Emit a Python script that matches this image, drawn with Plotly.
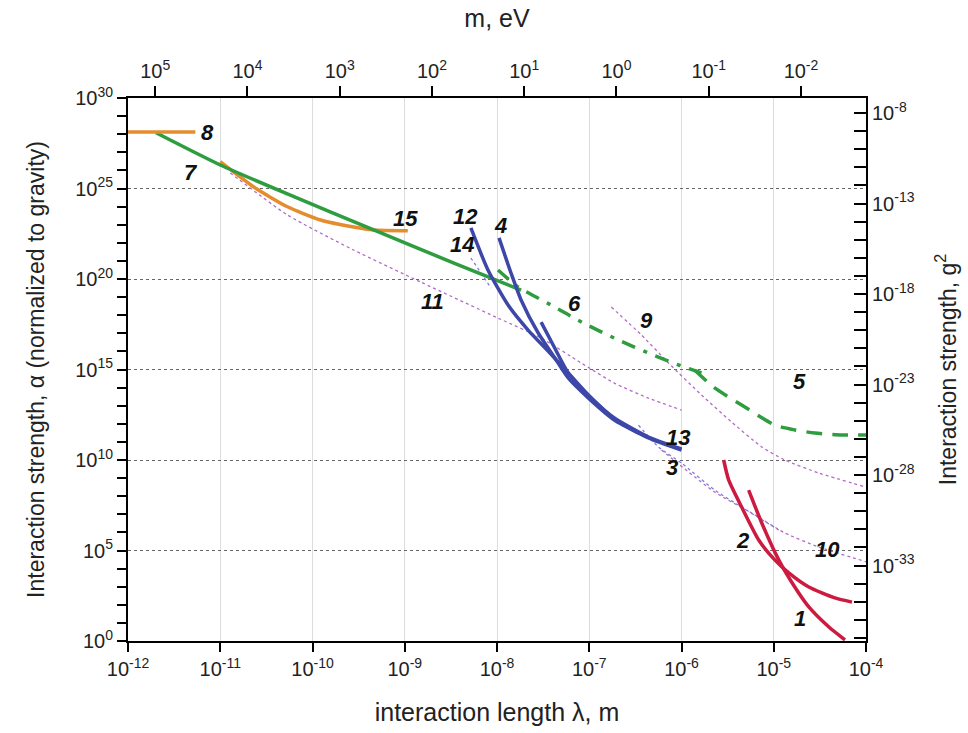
import numpy as np
import plotly.graph_objects as go

# ---- data (log10 of lambda [m], log10 of alpha) ----
c8_loglam = [-12.0, -11.27]
c8_logalpha = [28.12, 28.12]

c7_loglam = [-11.696, -11.0, -10.272, -9.337, -8.467, -7.739]
c7_logalpha = [28.08, 26.30, 24.70, 22.71, 20.88, 19.39]

c15_loglam = [-11.0, -10.641, -10.272, -9.913, -9.554, -9.337, -8.967]
c15_logalpha = [26.48, 25.10, 23.99, 23.26, 22.87, 22.71, 22.67]

c6_loglam = [-7.989, -7.772, -7.413, -7.065, -6.685, -6.359, -6.0, -5.783]
c6_logalpha = [20.50, 19.56, 18.56, 17.57, 16.63, 15.91, 15.19, 14.81]

c5_loglam = [-5.859, -5.641, -5.348, -4.989, -4.772, -4.554, -4.261, -4.0]
c5_logalpha = [14.97, 13.98, 13.04, 11.93, 11.66, 11.49, 11.38, 11.38]

c11_loglam = [-10.891, -10.272, -9.554, -8.826, -7.989, -7.522, -7.087, -6.728, -6.359, -6.0]
c11_logalpha = [25.86, 23.54, 21.60, 19.83, 17.84, 16.74, 15.36, 14.25, 13.42, 12.76]

c9_loglam = [-6.761, -6.435, -6.141, -5.783, -5.457, -5.130, -4.880, -4.511, -4.0]
c9_logalpha = [18.45, 16.91, 15.36, 13.59, 12.10, 10.72, 10.0, 9.28, 8.50]

c10_loglam = [-6.217, -5.641, -5.239, -4.88, -4.511, -4.0]
c10_logalpha = [10.55, 8.23, 7.07, 5.97, 5.19, 4.38]

c3_loglam = [-6.467, -6.25, -6.0, -5.641, -5.348, -4.946]
c3_logalpha = [11.93, 10.72, 9.83, 8.34, 7.40, 6.13]

c14_loglam = [-8.283, -8.065]
c14_logalpha = [21.16, 19.50]

c12_loglam = [-8.283, -8.098, -7.880, -7.663, -7.446, -7.228, -7.011, -6.728, -6.359, -6.0]
c12_logalpha = [22.82, 20.50, 18.56, 17.18, 16.02, 14.81, 13.59, 12.27, 11.22, 10.55]

c4_loglam = [-7.978, -7.848, -7.739, -7.554, -7.380, -7.228, -7.011, -6.728, -6.45]
c4_logalpha = [22.27, 20.33, 18.84, 17.02, 15.69, 14.53, 13.43, 12.21, 11.45]

c13_loglam = [-7.522, -7.380, -7.228, -6.978, -6.728, -6.359, -6.0]
c13_logalpha = [17.62, 16.24, 14.81, 13.43, 12.32, 11.27, 10.61]

c2_loglam = [-5.543, -5.489, -5.348, -5.163, -4.989, -4.837, -4.620, -4.337, -4.152]
c2_logalpha = [10.0, 8.90, 7.40, 5.58, 4.48, 3.76, 2.98, 2.38, 2.15]

c1_loglam = [-5.272, -5.130, -4.946, -4.772, -4.620, -4.402, -4.228]
c1_logalpha = [8.34, 6.52, 4.48, 2.98, 1.88, 0.77, 0.06]

label_names = ["8", "7", "15", "12", "14", "4", "11", "6", "9", "5", "13", "3", "2", "10", "1"]
label_loglam = [-11.141, -11.315, -8.989, -8.337, -8.380, -7.967, -8.696, -7.163, -6.380, -4.717, -6.043, -6.098, -5.337, -4.413, -4.717]
label_logalpha = [28.12, 25.91, 23.37, 23.43, 21.88, 22.98, 18.78, 18.67, 17.68, 14.36, 11.27, 9.56, 5.58, 5.03, 1.22]

# axis ticks
x_exps = list(range(-12, -3))
y_exps = list(range(0, 31))
mass_exps = [5, 4, 3, 2, 1, 0, -1, -2]
g2_exps = list(range(-37, -7))
HBARC = 1.973e-7      # eV*m, m = hbar*c / lambda
G2_OFFSET = -37.17    # log10(g^2) = log10(alpha) + offset

ORANGE = "#E58C2C"
GREEN = "#2E9D3F"
BLUE = "#3D47A8"
RED = "#CC1A40"
PURPLE = "#B26CC8"
LBLUE = "#7C7CDC"

fig = go.Figure()


def add(lx, ly, color, width, dash="solid"):
    fig.add_trace(go.Scatter(
        x=10 ** np.array(lx), y=10 ** np.array(ly), mode="lines",
        line=dict(color=color, width=width, dash=dash, shape="spline", smoothing=0.6),
        showlegend=False, hoverinfo="skip"))


# thin dotted curves first
add(c11_loglam, c11_logalpha, PURPLE, 1.3, "dot")
add(c9_loglam, c9_logalpha, PURPLE, 1.3, "dot")
add(c10_loglam, c10_logalpha, PURPLE, 1.3, "dot")
add(c3_loglam, c3_logalpha, LBLUE, 1.3, "dot")
add(c14_loglam, c14_logalpha, LBLUE, 1.3, "dot")
# thick curves
add(c15_loglam, c15_logalpha, ORANGE, 3.5)
add(c7_loglam, c7_logalpha, GREEN, 3.5)
add(c8_loglam, c8_logalpha, ORANGE, 3.5)
add(c6_loglam, c6_logalpha, GREEN, 3.5, "14px,9px,4px,9px")
add(c5_loglam, c5_logalpha, GREEN, 3.5, "16px,10px")
add(c12_loglam, c12_logalpha, BLUE, 3.5)
add(c4_loglam, c4_logalpha, BLUE, 3.5)
add(c13_loglam, c13_logalpha, BLUE, 3.5)
add(c2_loglam, c2_logalpha, RED, 3.5)
add(c1_loglam, c1_logalpha, RED, 3.5)

# invisible trace to activate the top / right axes
fig.add_trace(go.Scatter(x=[1e-12, 1e-4], y=[10 ** G2_OFFSET, 10 ** (30 + G2_OFFSET)],
                         xaxis="x2", yaxis="y2", mode="markers",
                         marker=dict(opacity=0), showlegend=False, hoverinfo="skip"))

FONT = "Liberation Sans, Arial"

for name, lx, ly in zip(label_names, label_loglam, label_logalpha):
    fig.add_annotation(x=lx, y=ly, xref="x", yref="y", text=f"<b><i>{name}</i></b>",
                       showarrow=False, font=dict(family=FONT, size=22, color="#111"))


def sup(e):
    return f"10<sup>{e}</sup>"


tickfont = dict(family=FONT, size=20, color="#222")
htitle = dict(family=FONT, size=25, color="#222")
vtitle = dict(family=FONT, size=23, color="#222")

fig.update_layout(
    width=968, height=733,
    margin=dict(l=128, r=102, t=98, b=92),
    paper_bgcolor="white", plot_bgcolor="white",
    xaxis=dict(type="log", range=[-12, -4], tickmode="array",
               tickvals=[10.0 ** e for e in x_exps], ticktext=[sup(e) for e in x_exps],
               ticks="outside", ticklen=9, tickwidth=2, tickcolor="black",
               showline=True, linecolor="black", linewidth=2,
               showgrid=True, gridcolor="#dcdcdc", gridwidth=1,
               tickfont=tickfont, zeroline=False,
               title=dict(text="interaction length λ, m", font=htitle, standoff=24)),
    xaxis2=dict(type="log", range=[-12, -4], overlaying="x", side="top", anchor="y",
                tickmode="array", tickvals=[HBARC / 10.0 ** e for e in mass_exps],
                ticktext=[sup(e) for e in mass_exps],
                ticks="outside", ticklen=10, tickwidth=2, tickcolor="black",
                showline=True, linecolor="black", linewidth=2, showgrid=False,
                tickfont=tickfont, zeroline=False,
                title=dict(text="m, eV", font=htitle, standoff=22)),
    yaxis=dict(type="log", range=[0, 30], tickmode="array",
               tickvals=[10.0 ** e for e in y_exps if e % 5 == 0],
               ticktext=[sup(e) for e in y_exps if e % 5 == 0],
               ticks="outside", ticklen=9, tickwidth=2, tickcolor="black",
               minor=dict(tickmode="array", tickvals=[10.0 ** e for e in y_exps],
                          ticks="outside", ticklen=9, tickwidth=2, tickcolor="black", showgrid=False),
               showline=True, linecolor="black", linewidth=2,
               showgrid=True, gridcolor="#666", griddash="dot", gridwidth=1.3,
               tickfont=tickfont, zeroline=False,
               title=dict(text="Interaction strength, α (normalized to gravity)", font=vtitle, standoff=24)),
    yaxis2=dict(type="log", range=[G2_OFFSET, 30 + G2_OFFSET], overlaying="y", side="right", anchor="x",
                tickmode="array",
                tickvals=[10.0 ** e for e in g2_exps if (e + 8) % 5 == 0],
                ticktext=[sup(e) for e in g2_exps if (e + 8) % 5 == 0],
                ticks="inside", ticklen=12, tickwidth=2, tickcolor="black",
                minor=dict(tickmode="array", tickvals=[10.0 ** e for e in g2_exps],
                           ticks="inside", ticklen=12, tickwidth=2, tickcolor="black", showgrid=False),
                showline=True, linecolor="black", linewidth=2, showgrid=False,
                tickfont=tickfont, zeroline=False,
                title=dict(text="Interaction strength, g<sup>2</sup>", font=vtitle, standoff=26)),
)

fig.write_html("out.html")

● Task goal
Reproduce the data above word for word from its first line through the line that holds "2.98, 2.38, 2.15]", both ends included; skip pictures.

● Solved problem
Emit a Python script that matches this image, drawn with Plotly.
import numpy as np
import plotly.graph_objects as go

# ---- data (log10 of lambda [m], log10 of alpha) ----
c8_loglam = [-12.0, -11.27]
c8_logalpha = [28.12, 28.12]

c7_loglam = [-11.696, -11.0, -10.272, -9.337, -8.467, -7.739]
c7_logalpha = [28.08, 26.30, 24.70, 22.71, 20.88, 19.39]

c15_loglam = [-11.0, -10.641, -10.272, -9.913, -9.554, -9.337, -8.967]
c15_logalpha = [26.48, 25.10, 23.99, 23.26, 22.87, 22.71, 22.67]

c6_loglam = [-7.989, -7.772, -7.413, -7.065, -6.685, -6.359, -6.0, -5.783]
c6_logalpha = [20.50, 19.56, 18.56, 17.57, 16.63, 15.91, 15.19, 14.81]

c5_loglam = [-5.859, -5.641, -5.348, -4.989, -4.772, -4.554, -4.261, -4.0]
c5_logalpha = [14.97, 13.98, 13.04, 11.93, 11.66, 11.49, 11.38, 11.38]

c11_loglam = [-10.891, -10.272, -9.554, -8.826, -7.989, -7.522, -7.087, -6.728, -6.359, -6.0]
c11_logalpha = [25.86, 23.54, 21.60, 19.83, 17.84, 16.74, 15.36, 14.25, 13.42, 12.76]

c9_loglam = [-6.761, -6.435, -6.141, -5.783, -5.457, -5.130, -4.880, -4.511, -4.0]
c9_logalpha = [18.45, 16.91, 15.36, 13.59, 12.10, 10.72, 10.0, 9.28, 8.50]

c10_loglam = [-6.217, -5.641, -5.239, -4.88, -4.511, -4.0]
c10_logalpha = [10.55, 8.23, 7.07, 5.97, 5.19, 4.38]

c3_loglam = [-6.467, -6.25, -6.0, -5.641, -5.348, -4.946]
c3_logalpha = [11.93, 10.72, 9.83, 8.34, 7.40, 6.13]

c14_loglam = [-8.283, -8.065]
c14_logalpha = [21.16, 19.50]

c12_loglam = [-8.283, -8.098, -7.880, -7.663, -7.446, -7.228, -7.011, -6.728, -6.359, -6.0]
c12_logalpha = [22.82, 20.50, 18.56, 17.18, 16.02, 14.81, 13.59, 12.27, 11.22, 10.55]

c4_loglam = [-7.978, -7.848, -7.739, -7.554, -7.380, -7.228, -7.011, -6.728, -6.45]
c4_logalpha = [22.27, 20.33, 18.84, 17.02, 15.69, 14.53, 13.43, 12.21, 11.45]

c13_loglam = [-7.522, -7.380, -7.228, -6.978, -6.728, -6.359, -6.0]
c13_logalpha = [17.62, 16.24, 14.81, 13.43, 12.32, 11.27, 10.61]

c2_loglam = [-5.543, -5.489, -5.348, -5.163, -4.989, -4.837, -4.620, -4.337, -4.152]
c2_logalpha = [10.0, 8.90, 7.40, 5.58, 4.48, 3.76, 2.98, 2.38, 2.15]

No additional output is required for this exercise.